Again King uses a youthful protagonist in a significant way. Jamie’s whole character is shaped by his mother, an unmarried lesbian living a lifestyle she can’t afford through no real fault of her own. He, like most kids, adopts a lot of her habits (the swearing is one), her attitudes, and so on, but he’s definitely his own person. A little bit of his character is formed by his interactions with the dead ones; he learns a bit from his schoolmates and Liz Dutton.

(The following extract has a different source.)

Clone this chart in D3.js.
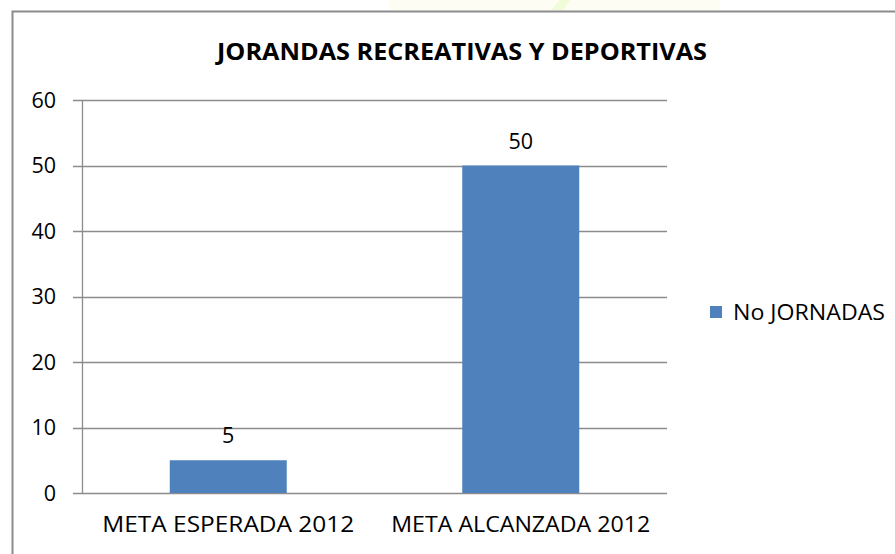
<!DOCTYPE html>
<html><head><meta charset="utf-8">
<script src="https://cdn.jsdelivr.net/npm/d3@7/dist/d3.min.js"></script>
<style>body{margin:0;background:#fff}svg{display:block}</style>
</head><body>
<svg id="c" width="895" height="554"></svg>
<script>
const categories = ["META ESPERADA 2012", "META ALCANZADA 2012"];
const values = [5, 50];
const seriesName = "No JORNADAS";
const yTicks = [0, 10, 20, 30, 40, 50, 60];
const title = "JORANDAS RECREATIVAS Y DEPORTIVAS";

const svg = d3.select("#c");
const font = "'Open Sans', Lato, sans-serif";
const plot = {left: 82, right: 667, top: 100, bottom: 493};

// faint watermark at top
svg.append("rect").attr("x", 390).attr("y", 0).attr("width", 330).attr("height", 10).attr("fill", "#fdfdf3");
svg.append("path").attr("d", "M551,10 L560,0 L570,0 L563,10 Z").attr("fill", "#f0fbd8");

// frame
svg.append("path").attr("d", "M12.5,554 L12.5,11.5 L895,11.5").attr("fill", "none").attr("stroke", "#8c8c8c").attr("stroke-width", 2);

const x = d3.scaleBand().domain(categories).range([plot.left, plot.right]).paddingInner(0.6).paddingOuter(0.3);
const y = d3.scaleLinear().domain([0, 60]).range([plot.bottom, plot.top]);

// gridlines
svg.append("g").selectAll("line").data(yTicks).join("line")
  .attr("x1", plot.left - 9).attr("x2", plot.right)
  .attr("y1", d => Math.round(y(d)) + 0.5).attr("y2", d => Math.round(y(d)) + 0.5)
  .attr("stroke", "#8c8c8c").attr("stroke-width", 1.3);

// y axis line
svg.append("line").attr("x1", plot.left + 0.5).attr("x2", plot.left + 0.5)
  .attr("y1", plot.top).attr("y2", plot.bottom + 0.5).attr("stroke", "#8c8c8c").attr("stroke-width", 1.3);

// y tick labels
svg.append("g").selectAll("text").data(yTicks).join("text")
  .attr("x", 56).attr("y", d => y(d) + 7.5).attr("text-anchor", "end")
  .attr("font-family", font).attr("font-size", 21.5).attr("fill", "#000").text(d => d);

// bars
svg.append("g").selectAll("rect").data(values).join("rect")
  .attr("x", (d, i) => x(categories[i])).attr("width", x.bandwidth())
  .attr("y", d => y(d)).attr("height", d => y(0) - y(d)).attr("fill", "#4f81bd");

// value labels
svg.append("g").selectAll("text").data(values).join("text")
  .attr("x", (d, i) => x(categories[i]) + x.bandwidth() / 2).attr("y", d => y(d) - 17)
  .attr("text-anchor", "middle").attr("font-family", font).attr("font-size", 21.5).text(d => d);

// category labels
const catW = [252, 259];
svg.append("g").selectAll("text").data(categories).join("text")
  .attr("x", d => x(d) + x.bandwidth() / 2).attr("y", 532)
  .attr("text-anchor", "middle").attr("font-family", font).attr("font-size", 21.5)
  .attr("textLength", (d, i) => catW[i]).attr("lengthAdjust", "spacingAndGlyphs").text(d => d);

// title
svg.append("text").attr("x", 462).attr("y", 60).attr("text-anchor", "middle")
  .attr("font-family", font).attr("font-weight", "bold").attr("font-size", 22.5)
  .attr("textLength", 490).attr("lengthAdjust", "spacingAndGlyphs").text(title);

// legend
svg.append("rect").attr("x", 710).attr("y", 306).attr("width", 12).attr("height", 12).attr("fill", "#4f81bd");
svg.append("text").attr("x", 733).attr("y", 320).attr("font-family", font).attr("font-size", 21.5)
  .attr("textLength", 152).attr("lengthAdjust", "spacingAndGlyphs").text(seriesName);
</script>
</body></html>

King’s strength for me is that he can take what appears to be an ordinary, everyday life or situation that most anyone can empathize with and, like here, turn it all hellish (or hellacious). From the mundane we get to the totally outré in one or two really easy steps, and before we know it, we’re like the hobbits fleeing from the Balrog, with no Gandalf to yell “You shall not pass!” I love that about his writing. I like being eased into a graphic and/or gory situation with no warning; and usually, the protagonists we’re reading about have us right there with them—finding a body, getting thinner every day, running from cellphone users, or tied to a bed by Annie Wilkes.
I enjoyed this book a lot; I get a kick out of each new situation King puts us in; each horror he springs on us, and the way each protagonist resolves (often with outside help) their dilemma. I might actually reread this one again very soon.